§ Raw records:
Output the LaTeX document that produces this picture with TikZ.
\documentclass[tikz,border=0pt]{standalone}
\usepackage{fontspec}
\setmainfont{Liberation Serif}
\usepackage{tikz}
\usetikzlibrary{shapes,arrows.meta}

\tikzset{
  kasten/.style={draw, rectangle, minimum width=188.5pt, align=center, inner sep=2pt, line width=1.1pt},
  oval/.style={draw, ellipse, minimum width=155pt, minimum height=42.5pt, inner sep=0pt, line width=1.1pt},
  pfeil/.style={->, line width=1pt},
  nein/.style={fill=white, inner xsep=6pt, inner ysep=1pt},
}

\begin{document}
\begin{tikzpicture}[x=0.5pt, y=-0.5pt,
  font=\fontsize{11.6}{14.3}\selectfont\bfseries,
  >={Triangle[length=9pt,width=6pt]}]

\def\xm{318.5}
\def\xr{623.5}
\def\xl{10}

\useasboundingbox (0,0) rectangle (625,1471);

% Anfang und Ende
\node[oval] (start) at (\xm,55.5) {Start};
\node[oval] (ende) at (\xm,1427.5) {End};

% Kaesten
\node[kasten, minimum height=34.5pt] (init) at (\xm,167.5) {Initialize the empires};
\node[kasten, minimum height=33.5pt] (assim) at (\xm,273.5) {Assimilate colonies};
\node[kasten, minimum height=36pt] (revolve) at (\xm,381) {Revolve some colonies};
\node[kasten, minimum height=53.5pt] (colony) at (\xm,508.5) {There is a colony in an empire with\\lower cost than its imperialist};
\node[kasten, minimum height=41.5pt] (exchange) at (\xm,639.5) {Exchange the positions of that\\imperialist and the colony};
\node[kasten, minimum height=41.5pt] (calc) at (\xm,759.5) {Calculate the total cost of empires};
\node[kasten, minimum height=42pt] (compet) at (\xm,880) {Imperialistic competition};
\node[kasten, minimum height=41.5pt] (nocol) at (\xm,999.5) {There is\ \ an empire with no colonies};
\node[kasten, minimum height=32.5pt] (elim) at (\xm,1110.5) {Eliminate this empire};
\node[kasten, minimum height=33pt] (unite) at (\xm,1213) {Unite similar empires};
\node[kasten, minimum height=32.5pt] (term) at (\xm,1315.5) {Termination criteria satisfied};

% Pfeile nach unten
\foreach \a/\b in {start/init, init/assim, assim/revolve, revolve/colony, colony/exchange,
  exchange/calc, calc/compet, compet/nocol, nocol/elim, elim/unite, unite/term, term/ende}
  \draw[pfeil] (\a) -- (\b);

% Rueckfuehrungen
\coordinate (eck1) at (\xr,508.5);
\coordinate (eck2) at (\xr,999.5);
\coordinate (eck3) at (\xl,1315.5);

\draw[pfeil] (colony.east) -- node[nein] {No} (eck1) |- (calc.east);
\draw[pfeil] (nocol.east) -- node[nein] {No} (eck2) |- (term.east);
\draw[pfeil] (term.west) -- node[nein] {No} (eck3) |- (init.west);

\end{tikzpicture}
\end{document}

==

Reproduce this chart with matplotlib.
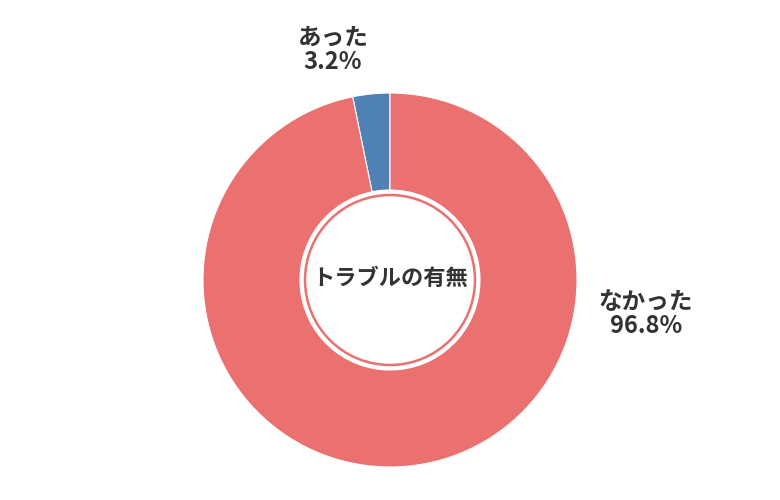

§ Aim: Copy out every line of the listing that contains the string "with".

§ Output for this task:
Output the LaTeX document that produces this picture with TikZ.
\node[kasten, minimum height=53.5pt] (colony) at (\xm,508.5) {There is a colony in an empire with\\lower cost than its imperialist};
\node[kasten, minimum height=41.5pt] (nocol) at (\xm,999.5) {There is\ \ an empire with no colonies};
Reproduce this chart with matplotlib.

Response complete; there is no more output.